The Danish monarchy

During times more than 50 monarchs have come to the Danish throne. Since 1972 the monarch has been Queen Margrethe II, and her son Frederik is expected to succeed the throne after her. The primary daily tasks for the queen are to represent the country and set a good example for the Danes. Her personal interests in art and culture and the world in general take her to a lot of places on earth every year. Sometimes she travels with her beautiful wooden ship, “Kongeskibet Danmark”.

More than 1 out of 4 European countries has a monarchy. Most of these are not absolute monarchies but constitutional, which means that the monarch has no political power – because this power lies with the prime minister or president. (
The Danish monarchy is one of the oldest ones in the world and until 1848 it was an absolute monarchy.

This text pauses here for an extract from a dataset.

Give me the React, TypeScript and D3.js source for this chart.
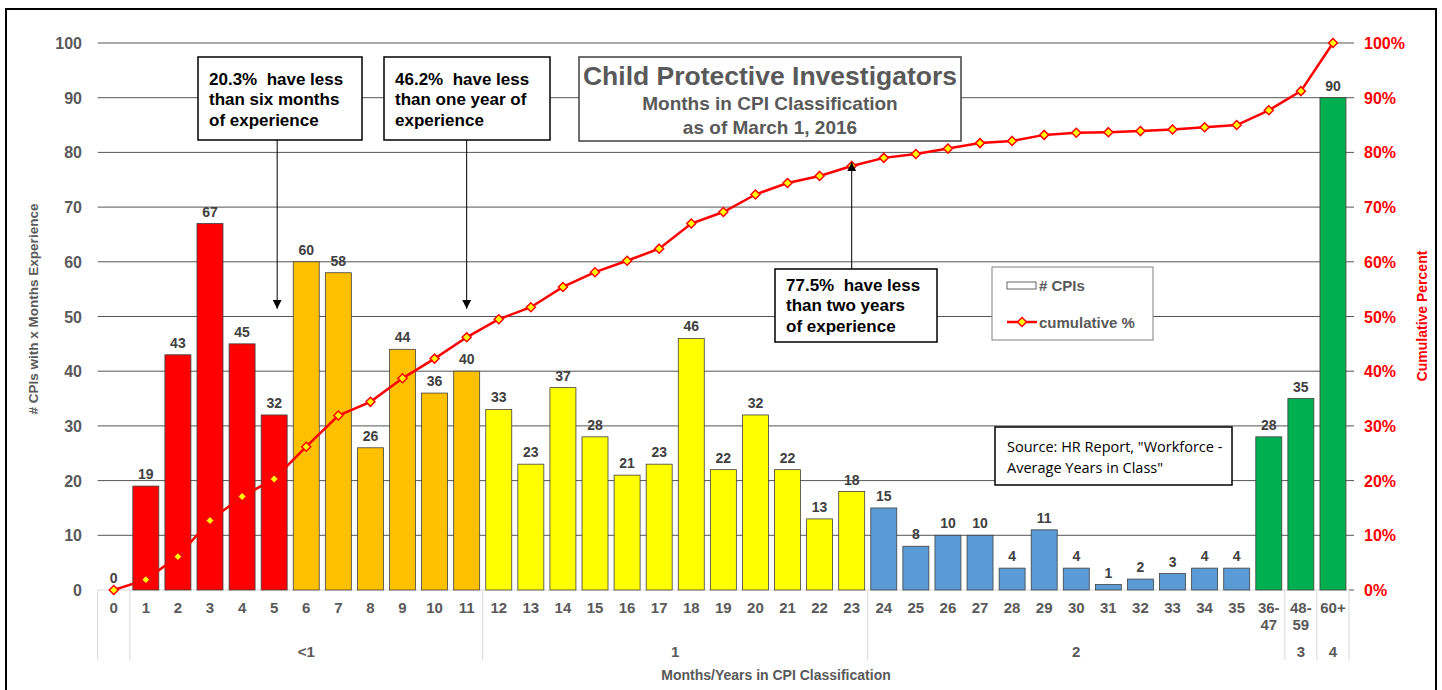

In 1848 the first prime minster took office and the role of the monarch was changed radically. Queen Margrethe II is for instance not allowed to express her political point of view and she does not have any power of political decisions. In spite of this she must sign all new laws.

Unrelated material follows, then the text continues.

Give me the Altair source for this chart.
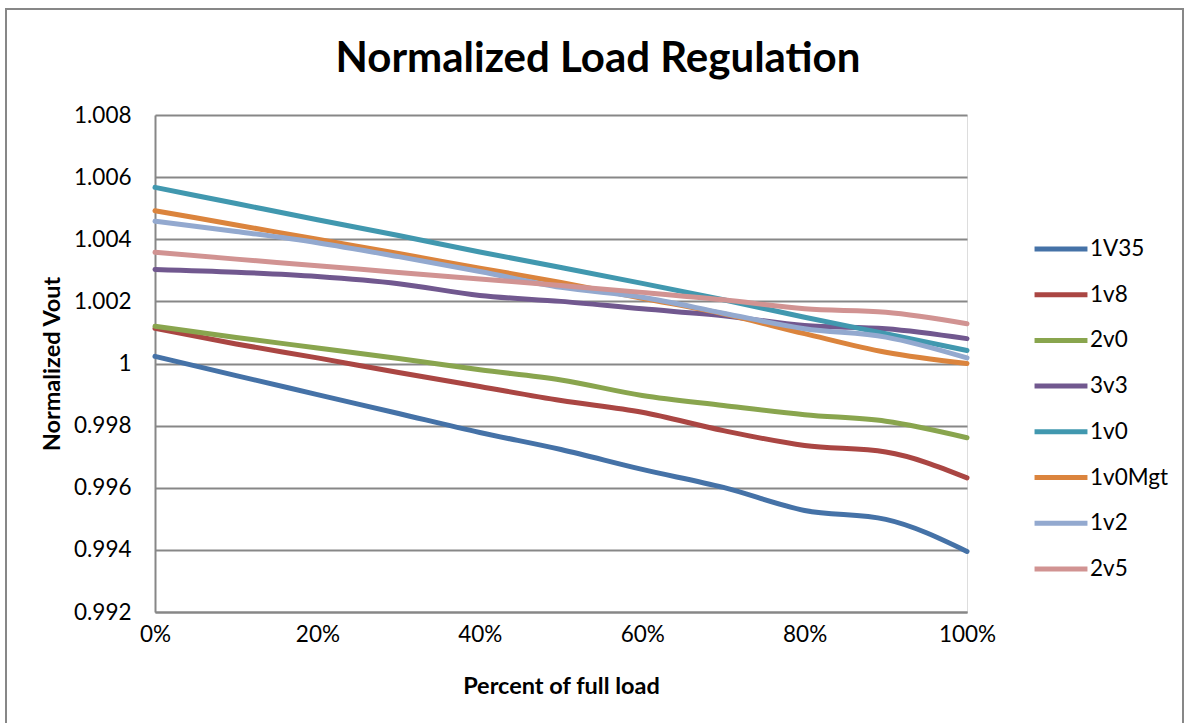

During the week most Danes do not really think about the fact that the country is a monarchy. Only on days of royal events as christenings and weddings the royal family is very much in the spotlight – people watch the celebrations on TV or even wait outside of the royal residence where the party is – for instance Amailienborg, where the queen lives or Fredensborg (in the picture), where the royal events often take place.

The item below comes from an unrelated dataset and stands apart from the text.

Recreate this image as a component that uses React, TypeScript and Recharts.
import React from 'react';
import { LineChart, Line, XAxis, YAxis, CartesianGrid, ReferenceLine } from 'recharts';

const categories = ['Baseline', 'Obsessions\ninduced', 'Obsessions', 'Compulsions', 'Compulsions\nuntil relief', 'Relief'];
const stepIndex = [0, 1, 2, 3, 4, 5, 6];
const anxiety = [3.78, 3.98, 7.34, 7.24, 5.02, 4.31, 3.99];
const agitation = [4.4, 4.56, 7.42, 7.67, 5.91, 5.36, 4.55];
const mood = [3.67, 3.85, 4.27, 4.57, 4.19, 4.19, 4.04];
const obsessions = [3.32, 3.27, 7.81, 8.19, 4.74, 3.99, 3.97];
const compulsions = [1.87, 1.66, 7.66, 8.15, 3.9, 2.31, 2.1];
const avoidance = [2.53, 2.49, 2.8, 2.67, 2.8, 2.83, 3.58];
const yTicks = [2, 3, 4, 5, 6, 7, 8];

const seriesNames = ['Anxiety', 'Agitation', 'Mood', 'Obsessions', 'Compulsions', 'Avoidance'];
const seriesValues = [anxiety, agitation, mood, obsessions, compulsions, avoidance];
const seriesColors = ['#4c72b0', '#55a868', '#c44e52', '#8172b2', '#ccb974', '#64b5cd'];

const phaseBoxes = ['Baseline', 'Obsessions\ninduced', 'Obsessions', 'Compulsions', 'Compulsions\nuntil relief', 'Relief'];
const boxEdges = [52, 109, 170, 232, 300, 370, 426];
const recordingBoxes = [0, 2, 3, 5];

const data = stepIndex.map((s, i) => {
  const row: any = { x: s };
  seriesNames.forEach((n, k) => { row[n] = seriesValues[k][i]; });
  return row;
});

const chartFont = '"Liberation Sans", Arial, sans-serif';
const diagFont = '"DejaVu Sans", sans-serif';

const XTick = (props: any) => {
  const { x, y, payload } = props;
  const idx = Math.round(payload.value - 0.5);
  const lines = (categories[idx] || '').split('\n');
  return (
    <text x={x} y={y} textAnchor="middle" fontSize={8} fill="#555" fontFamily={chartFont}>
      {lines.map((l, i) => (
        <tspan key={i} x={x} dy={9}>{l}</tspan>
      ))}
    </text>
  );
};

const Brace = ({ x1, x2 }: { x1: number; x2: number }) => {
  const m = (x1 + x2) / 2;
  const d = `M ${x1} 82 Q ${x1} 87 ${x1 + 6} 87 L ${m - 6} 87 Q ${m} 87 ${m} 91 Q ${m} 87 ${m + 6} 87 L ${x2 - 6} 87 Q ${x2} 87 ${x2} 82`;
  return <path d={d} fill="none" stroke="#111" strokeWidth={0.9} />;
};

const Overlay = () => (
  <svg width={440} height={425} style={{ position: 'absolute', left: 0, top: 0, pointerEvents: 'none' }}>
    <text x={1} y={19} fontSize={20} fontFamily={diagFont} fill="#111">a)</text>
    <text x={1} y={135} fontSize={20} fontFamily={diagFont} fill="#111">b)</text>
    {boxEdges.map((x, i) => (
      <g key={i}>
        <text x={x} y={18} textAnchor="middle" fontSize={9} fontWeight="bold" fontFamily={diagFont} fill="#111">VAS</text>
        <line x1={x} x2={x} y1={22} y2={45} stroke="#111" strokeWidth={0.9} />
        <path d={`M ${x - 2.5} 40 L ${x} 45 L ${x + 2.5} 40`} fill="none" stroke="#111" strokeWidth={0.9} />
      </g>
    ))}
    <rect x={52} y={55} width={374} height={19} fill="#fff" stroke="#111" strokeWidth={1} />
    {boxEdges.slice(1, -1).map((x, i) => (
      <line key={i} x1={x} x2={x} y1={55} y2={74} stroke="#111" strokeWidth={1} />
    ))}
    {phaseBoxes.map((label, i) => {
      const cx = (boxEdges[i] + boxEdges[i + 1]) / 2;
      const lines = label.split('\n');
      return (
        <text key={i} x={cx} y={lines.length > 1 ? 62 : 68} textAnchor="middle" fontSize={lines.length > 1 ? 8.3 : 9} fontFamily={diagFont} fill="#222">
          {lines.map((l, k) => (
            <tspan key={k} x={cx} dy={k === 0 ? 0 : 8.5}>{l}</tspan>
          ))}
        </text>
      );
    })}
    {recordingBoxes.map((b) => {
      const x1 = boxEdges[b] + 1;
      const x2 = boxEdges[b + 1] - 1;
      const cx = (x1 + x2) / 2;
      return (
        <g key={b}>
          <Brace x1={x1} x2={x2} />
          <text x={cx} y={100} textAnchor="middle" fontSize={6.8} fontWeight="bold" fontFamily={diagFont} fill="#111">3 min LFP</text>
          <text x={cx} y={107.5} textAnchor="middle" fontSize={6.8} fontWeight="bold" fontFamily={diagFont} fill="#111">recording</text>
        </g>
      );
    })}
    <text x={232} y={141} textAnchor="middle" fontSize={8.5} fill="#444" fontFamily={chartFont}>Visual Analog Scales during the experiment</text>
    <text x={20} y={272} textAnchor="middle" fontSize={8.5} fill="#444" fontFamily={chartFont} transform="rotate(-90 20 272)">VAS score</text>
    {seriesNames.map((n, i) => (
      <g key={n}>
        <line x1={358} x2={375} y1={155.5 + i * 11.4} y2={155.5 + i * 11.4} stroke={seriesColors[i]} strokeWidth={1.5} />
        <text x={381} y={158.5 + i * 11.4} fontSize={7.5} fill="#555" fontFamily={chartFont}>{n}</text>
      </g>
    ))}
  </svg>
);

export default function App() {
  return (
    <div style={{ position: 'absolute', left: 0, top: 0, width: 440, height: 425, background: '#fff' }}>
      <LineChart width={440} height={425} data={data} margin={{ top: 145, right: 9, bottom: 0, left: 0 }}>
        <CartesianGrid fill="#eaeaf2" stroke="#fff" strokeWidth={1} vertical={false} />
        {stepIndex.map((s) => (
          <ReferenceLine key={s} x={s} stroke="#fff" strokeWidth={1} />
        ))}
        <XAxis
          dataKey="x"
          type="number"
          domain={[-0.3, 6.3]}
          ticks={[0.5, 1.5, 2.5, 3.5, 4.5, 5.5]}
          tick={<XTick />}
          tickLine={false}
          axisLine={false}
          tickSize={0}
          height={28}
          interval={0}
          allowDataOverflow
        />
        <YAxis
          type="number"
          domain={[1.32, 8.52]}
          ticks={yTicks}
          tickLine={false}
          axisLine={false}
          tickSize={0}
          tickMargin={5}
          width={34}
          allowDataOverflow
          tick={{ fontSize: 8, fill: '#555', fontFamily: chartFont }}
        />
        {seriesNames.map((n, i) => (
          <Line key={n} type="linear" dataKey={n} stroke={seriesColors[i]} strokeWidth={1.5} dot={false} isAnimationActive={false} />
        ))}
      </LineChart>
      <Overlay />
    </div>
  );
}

New Year’s Eve is probably the time of the year where most attention is put on Queen Margrethe II. At 6 PM everybody is waiting in front of the TV to hear the speech of the queen and say cheers to each other. This speech to the Danish population reflects the queen’s human interests and concerns about some of the events that the country and the world have experienced during the previous year. She always ends up with a greeting to the dispatched soldiers and sailors and a happy new year to the whole population.